Reprendre la main sur la souveraineté maritime
L’ambition d’une flotte nationale de 100 navires d’ici 2040 est légitime. Elle suppose des investissements massifs, mais aussi une vision industrielle claire. Le chantier naval de Casablanca (4,5 milliards de dirhams) est un projet structurant. Il devra s’accompagner de formations spécialisées (ISEM, Naval Group) et de mécanismes de gouvernance transparents pour maximiser son impact.
Une dynamique prometteuse, mais inégale : état des lieux
Afin d’objectiver la situation, je propose ci-dessous un tableau récapitulatif qui croise les avancées réelles du Maroc avec les défis encore à relever :
Aspect | Avancées | Défis |
Zones logistiques | 600 hectares aménagés en 2016 ; objectif de 33 000 ha d’ici 2030 ; SEZs comme Midparc | Blocages fonciers persistants, notamment à Souss-Massa (Lavieeco) |
Investissements | 110 milliards de dirhams mobilisés d’ici 2035 ; 7,5 milliards USD pour les ports | Forte dépendance aux opérateurs internationaux (Trade.gov) |
Durabilité | Réduction énergétique ciblée (-24 %) ; projets pilotes (Soft Logistics) ; normes ISO 14001 | Transition écologique à généraliser (AMDL) |
Connectivité | Tanger Med : 9 millions de conteneurs en 2024 ; plateformes logistiques en développement | Coordination interinstitutionnelle à renforcer (Morocco World News) |
Formation | PME-LOGIS : 100 PME digitalisées ; ISEM : 200 diplômés/an | Pénurie de profils qualifiés, notamment en supply chain avancée (AMDL) |
Le rôle central de la gouvernance et de la coordination
La récente réforme de l’AMDL, annoncée en avril 2025, est un pas important vers une meilleure gouvernance. Elle doit permettre d’aligner la stratégie nationale avec les réalités opérationnelles, en clarifiant les responsabilités et en renforçant la fluidité entre administrations, collectivités et opérateurs privés.

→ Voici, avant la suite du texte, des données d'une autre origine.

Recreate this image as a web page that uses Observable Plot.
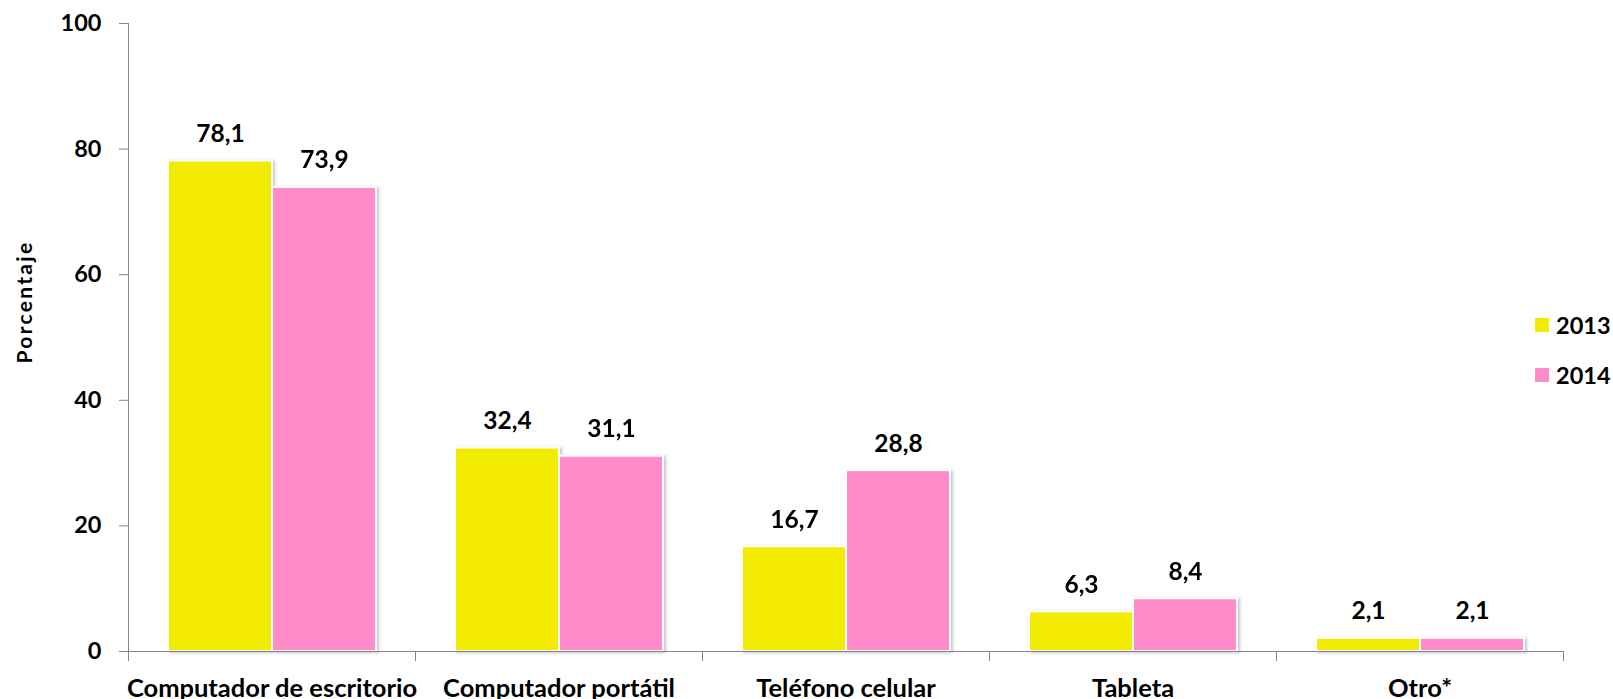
<!DOCTYPE html>
<html>
<head>
<meta charset="utf-8">
<script src="https://cdn.jsdelivr.net/npm/d3@7"></script>
<script src="https://cdn.jsdelivr.net/npm/@observablehq/plot@0.6"></script>
<style>
  html, body { margin: 0; padding: 0; background: #fff; overflow: hidden; }
  #wrap { position: relative; width: 1613px; height: 699px; }
  #legend { position: absolute; left: 1535px; top: 312px; font-family: Lato, sans-serif; font-weight: bold; font-size: 23.5px; color: #000; }
  .item { display: flex; align-items: center; height: 26px; margin-bottom: 24px; }
  .sw { width: 14px; height: 14px; margin-right: 7px; }
</style>
</head>
<body>
<div id="wrap"></div>
<script>
const categories = ["Computador de escritorio", "Computador portátil", "Teléfono celular", "Tableta", "Otro*"];
const years = ["2013", "2014"];
const values2013 = [78.1, 32.4, 16.7, 6.3, 2.1];
const values2014 = [73.9, 31.1, 28.8, 8.4, 2.1];
const yTicks = [0, 20, 40, 60, 80, 100];
const colors = ["#F3EC00", "#FF8CC8"];
const yLabel = "Porcentaje";

const rows = [];
categories.forEach((c, i) => {
  rows.push({cat: c, year: years[0], value: values2013[i]});
  rows.push({cat: c, year: years[1], value: values2014[i]});
});

const fmt = v => v.toFixed(1).replace(".", ",");
const axisGray = "#878787";

const chart = Plot.plot({
  width: 1613,
  height: 699,
  marginLeft: 127,
  marginRight: 50,
  marginTop: 23,
  marginBottom: 48,
  style: {fontFamily: "Lato, sans-serif", fontWeight: "bold", fontSize: "23.5px", color: "#000", background: "#fff"},
  fx: {domain: categories, paddingInner: 0, paddingOuter: 0, label: null},
  x: {domain: years, paddingInner: 0, paddingOuter: 0.37, axis: null},
  y: {domain: [0, 100], axis: null},
  color: {domain: years, range: colors},
  marks: [
    Plot.axisY({ticks: yTicks, tickSize: 9, tickPadding: 18, stroke: axisGray, fill: "#000", label: null, facetAnchor: "left"}),
    Plot.axisFx({anchor: "bottom", tickSize: 0, tickPadding: 27, fontSize: 25.5, label: null}),
    Plot.frame({anchor: "left", facetAnchor: "left", stroke: axisGray}),
    Plot.frame({anchor: "left", stroke: axisGray, insetTop: 628, insetBottom: -9}),
    Plot.frame({anchor: "right", facetAnchor: "right", stroke: axisGray, insetTop: 628, insetBottom: -9}),
    Plot.barY(rows, {fx: "cat", x: "year", y: "value", fill: "year", stroke: "white", strokeWidth: 2}),
    Plot.ruleY([0], {stroke: axisGray}),
    Plot.text(rows, {fx: "cat", x: "year", y: "value", text: d => fmt(d.value), lineAnchor: "bottom", dy: -19, fontSize: 24.5, fill: "#000"}),
    Plot.text([yLabel], {frameAnchor: "left", rotate: -90, dx: -103, dy: 26, fontSize: 21, facetAnchor: "left", fill: "#000"})
  ]
});

d3.select(chart).selectAll('g[aria-label="bar"]').style("filter", "drop-shadow(2px 1px 1.5px rgba(0,0,0,0.22))");
d3.select(chart).selectAll("text").filter(function() { return this.textContent === yLabel; }).style("letter-spacing", "2.3px");

const wrap = document.getElementById("wrap");
wrap.appendChild(chart);

const legend = document.createElement("div");
legend.id = "legend";
years.forEach((y, i) => {
  const item = document.createElement("div");
  item.className = "item";
  const sw = document.createElement("div");
  sw.className = "sw";
  sw.style.background = colors[i];
  const t = document.createElement("span");
  t.textContent = y;
  item.appendChild(sw);
  item.appendChild(t);
  legend.appendChild(item);
});
wrap.appendChild(legend);
</script>
</body>
</html>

Un impératif de durabilité et de résilience
Nous ne pouvons plus penser logistique sans intégrer la durabilité. La stratégie nationale d’efficacité énergétique vise une baisse de 24 % des consommations d’ici 2030. Cette ambition doit s’appuyer sur des outils intelligents (iot, optimisation des flux), mais aussi sur un soutien clair aux entreprises qui s’engagent dans la logistique verte. Le Maroc a une opportunité unique de positionner ses plateformes comme des hubs durables, certifiés aux standards internationaux.
Face à la concurrence régionale : ne pas perdre le tempo
La concurrence s’intensifie sur le continent. Djibouti, avec 1,5 milliard de dollars investis dans ses ports, et la Côte d’Ivoire, qui modernise Abidjan à hauteur de 800 millions de dollars, avancent vite. Le Maroc doit accélérer. Cela passe par des choix clairs, des calendriers tenus, et une évaluation permanente de l’impact de chaque projet.

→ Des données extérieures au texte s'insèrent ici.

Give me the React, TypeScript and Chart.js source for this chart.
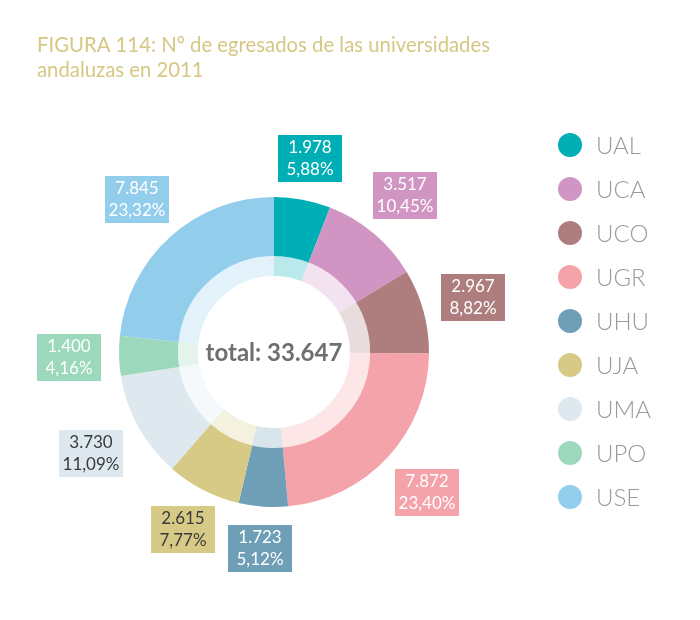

Conclusion : oser l’agilité, assumer le leadership
L’article du Matin a le mérite de poser le débat. Mais à la lumière de notre expérience, je suis convaincue que seule une approche agile et structurée – celle que permet en autres le management de transition – peut transformer l’essai.
Le Maroc n’a pas besoin de repenser toute sa stratégie : il doit exécuter, piloter, ajuster. Cela passe par des outils, des experts, une gouvernance de projet robuste.
Chez Atlas Transition, nous croyons en un modèle de transformation qui combine vision locale, savoir-faire continental et adaptation pragmatique. C’est ainsi que le pays pourra devenir, non seulement un hub logistique régional, mais un référent africain en matière de compétitivité, de souveraineté et de résilience logistique.